1. The real estate is ordered to be sold in accordance with applicable statutory provisions by the U.S. Marshal or his representative.
2. Upon expiration of the redemption period, the real estate shall be sold by the U.S. Marshal for the Central District of Illinois at the front door of the Mason County Courthouse in the City of Havana, Illinois, at the time announced by the U.S. Marshal subject to easements and restrictions of record and taxes, general or special, due and owing to Mason County, Illinois. In addition, the real estate transfer tax (35 ILCS 200/31-1, et. seq.) shall be paid by buyer(s). The property shall be sold to the highest bidder who shall pay ten percent (10%) of the bid purchase price at the time and place of sale by Cashier's/Official Bank Check made payable to the U.S. Marshals Service, tendered to the U.S. Marshal conducting the sale. The balance of the bid purchase price shall be paid by Cashier's/Official Bank Check made payable to U.S. Marshals Service, to be received by the United States Marshal at 100 N.E. Monroe, Peoria, Illinois, 61602 within thirty (30) days of date of the sale. If the balance is not received within the time period, the ten percent (10%) payment made at time of sale shall be forfeited to the United States, the sale shall be void, and a new sale shall be scheduled by the Court.

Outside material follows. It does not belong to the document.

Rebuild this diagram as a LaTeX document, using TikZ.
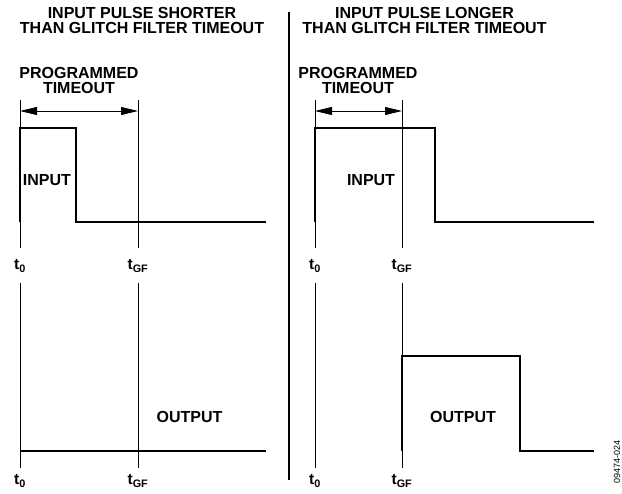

IT IS FURTHER ORDERED, ADJUDGED, AND DECREED that the U.S. Marshal for the Central District of Illinois give public notice of the sale as follows:
f) No other notice by publication or posting shall be necessary.

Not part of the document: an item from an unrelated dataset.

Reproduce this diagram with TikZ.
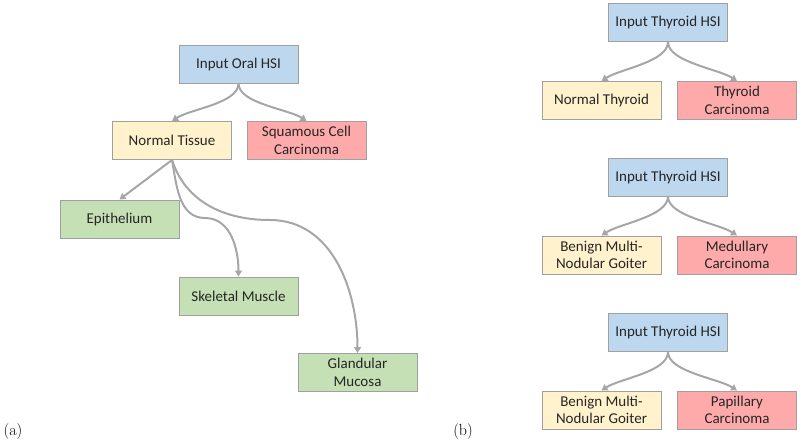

3. Division of Property. If the real estate is susceptible of division, the person conducting the sale may order it to be sold as necessary to satisfy this judgment. The person conducting the sale shall determine which real estate shall be sold, and the person conducting the sale may determine the order in which separate tracts may be sold.
4. Certificate of Sale. Upon the sale of mortgaged real estate, the person conducting the sale shall give a certificate of sale to the purchaser and cause such certificate of sale to be recorded. The certificate shall be freely assignable by endorsement thereon.
1. Upon or after confirmation of sale, the person who conducted the sale or the court shall execute a deed to the holder of the certificate of sale sufficient to convey title, which deed shall identify the court and the caption of the case in which judgment was entered authorizing issuance of the deed. Signature and the recital in the deed of the title or authority of the person signing the deed as grantor of authority pursuant to this judgment and of the giving of the notices required by statute shall be sufficient proof of the facts recited and of such authority to execute the deed, but such deed shall not be construed to contain any covenant on the part of the person executing it.
2. Delivery of the deed executed on the sale of the real estate, even if the purchaser or holder of the certificate of sale is a party to the foreclosure, shall be sufficient to pass the title thereto. Such conveyance shall be an entire bar of (i) all claims of parties to the foreclosure and (ii) all claims of any non-record claimant who is given notice of the foreclosure as provided by statute.
The proceeds resulting from the sale ordered herein shall be applied in the following order:
1. The reasonable expenses of sale including but not limited to costs of publication, notice of the sale, expenses, fees, and commissions incurred by or owing to the U.S. Marshal pursuant to law;
2. The reasonable expenses of securing possession before sale, holding, maintaining, and preparing the real estate for sale, including payment of taxes and other governmental charges, management fees, and to the extent provided for in the mortgage or other recorded agreement and not prohibited by law, payments made pursuant to 735 ILCS 5/15-1505, and other legal expenses incurred by the mortgagee;
3. Satisfaction of claims in the order of priority adjudicated in this judgment of foreclosure; and
4. Remittance of any surplus to the mortgagor or as otherwise directed by the court.
1. Only the owner of redemption may redeem from this foreclosure, and such owner of redemption may redeem only during the redemption period specified herein.
2. In this foreclosure, the above-described property is abandoned and Plaintiff is entitled to a shortened redemption period pursuant to Chapter 735, Paragraph 5/15-1603(b)(4), Illinois Compiled Statutes. The redemption period shall end 30 days after the date of entry of this Judgment.
3. This is a foreclosure of a mortgage of residential real estate.
4. The amount required to redeem shall consist of the Total Balance Due as declared above plus interest thereon at the statutory rate hereafter and all additional costs and other expenses allowed by the court.
5. If the purchaser at the judicial sale of residential real estate is a mortgagee who is a party to this proceeding or its nominee, and if the sale price is less than the amount required to redeem specified in 735 ILCS 5/15-1603(d), an owner of redemption has a special right to redeem for a period ending 30 days after the date the sale is confirmed, by paying the mortgagee the sale price plus all additional costs and expenses incurred by the mortgagee set forth in the report of sale and confirmed by this Court.
1. Possession of Mortgaged Real Estate:
Upon taking possession and custody of the premises, and removing all occupants who are unauthorized to remain on the premises, the U.S. Marshal is then hereby directed to remit possession and custody of the premises to the purchaser of the property at the sale judicially approved by this Court.
2. Report of Sale. The person conducting the sale shall file a report of sale with the Clerk of this Court specifying the amount of proceeds of sale realized and the disposition thereof.
3. The purchaser of the foreclosed property shall be given possession effective immediately upon approval of the judicial sale of this real estate in compliance with 735 ILCS 5/15-1701(c) (1).
4. Homestead Waiver. Defendants-mortgagors waived their right to homestead or other exemptions in the real estate in the body of the mortgage, which was duly signed and acknowledged, and the defendants-mortgagors are therefore barred from claiming any right to homestead or other exemptions in the real estate.
AND IT IS FURTHER ORDERED, ADJUDGED, AND DECREED, that there is no just reason for delaying the enforcement of this judgment, or an appeal therefrom.